* Provided material *
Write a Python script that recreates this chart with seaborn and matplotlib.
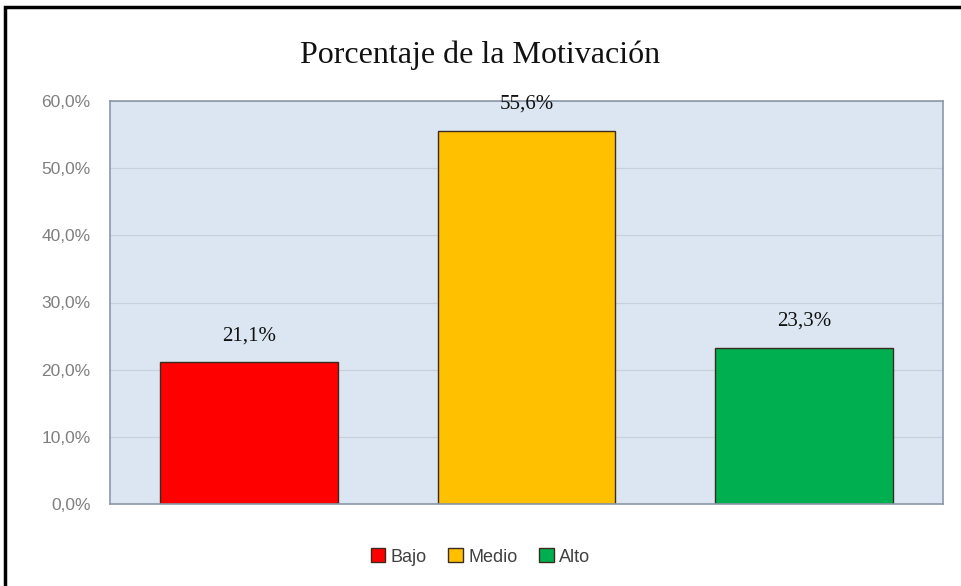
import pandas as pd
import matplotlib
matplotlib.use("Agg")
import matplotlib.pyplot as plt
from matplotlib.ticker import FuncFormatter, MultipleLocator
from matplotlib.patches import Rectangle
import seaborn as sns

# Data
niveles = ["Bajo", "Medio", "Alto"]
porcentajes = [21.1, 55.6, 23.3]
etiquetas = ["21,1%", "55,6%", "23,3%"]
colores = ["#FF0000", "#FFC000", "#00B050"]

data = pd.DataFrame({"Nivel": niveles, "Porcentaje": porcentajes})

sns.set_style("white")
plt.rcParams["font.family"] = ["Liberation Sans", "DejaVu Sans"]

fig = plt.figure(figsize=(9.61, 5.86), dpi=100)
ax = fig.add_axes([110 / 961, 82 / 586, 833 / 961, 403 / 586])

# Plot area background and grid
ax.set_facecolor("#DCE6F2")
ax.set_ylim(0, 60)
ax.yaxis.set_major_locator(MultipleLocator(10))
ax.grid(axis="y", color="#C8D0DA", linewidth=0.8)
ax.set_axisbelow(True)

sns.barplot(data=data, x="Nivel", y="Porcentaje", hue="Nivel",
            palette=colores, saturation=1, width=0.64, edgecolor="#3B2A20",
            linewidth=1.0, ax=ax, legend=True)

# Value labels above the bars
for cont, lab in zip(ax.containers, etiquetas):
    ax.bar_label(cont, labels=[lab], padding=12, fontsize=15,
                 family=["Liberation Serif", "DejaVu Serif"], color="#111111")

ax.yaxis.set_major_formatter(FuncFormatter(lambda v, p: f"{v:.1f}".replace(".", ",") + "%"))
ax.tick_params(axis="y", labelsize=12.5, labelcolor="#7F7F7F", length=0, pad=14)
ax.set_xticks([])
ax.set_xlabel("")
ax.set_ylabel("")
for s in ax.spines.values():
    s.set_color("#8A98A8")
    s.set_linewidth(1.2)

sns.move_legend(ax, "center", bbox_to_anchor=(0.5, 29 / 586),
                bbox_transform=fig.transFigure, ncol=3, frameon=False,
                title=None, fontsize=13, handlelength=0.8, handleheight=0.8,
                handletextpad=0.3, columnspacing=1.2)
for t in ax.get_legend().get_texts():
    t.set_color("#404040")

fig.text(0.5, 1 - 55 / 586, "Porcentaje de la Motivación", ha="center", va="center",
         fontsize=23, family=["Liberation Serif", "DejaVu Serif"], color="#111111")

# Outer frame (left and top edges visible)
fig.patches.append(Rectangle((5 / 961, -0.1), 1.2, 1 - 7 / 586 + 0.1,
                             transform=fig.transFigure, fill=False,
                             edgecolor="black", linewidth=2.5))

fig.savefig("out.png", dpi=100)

* Task description *
Leave the pictures out and reproduce exactly the lines from the top of the listing above through the line with "import seaborn as sns".

* Expected answer *
Write a Python script that recreates this chart with seaborn and matplotlib.
import pandas as pd
import matplotlib
matplotlib.use("Agg")
import matplotlib.pyplot as plt
from matplotlib.ticker import FuncFormatter, MultipleLocator
from matplotlib.patches import Rectangle
import seaborn as sns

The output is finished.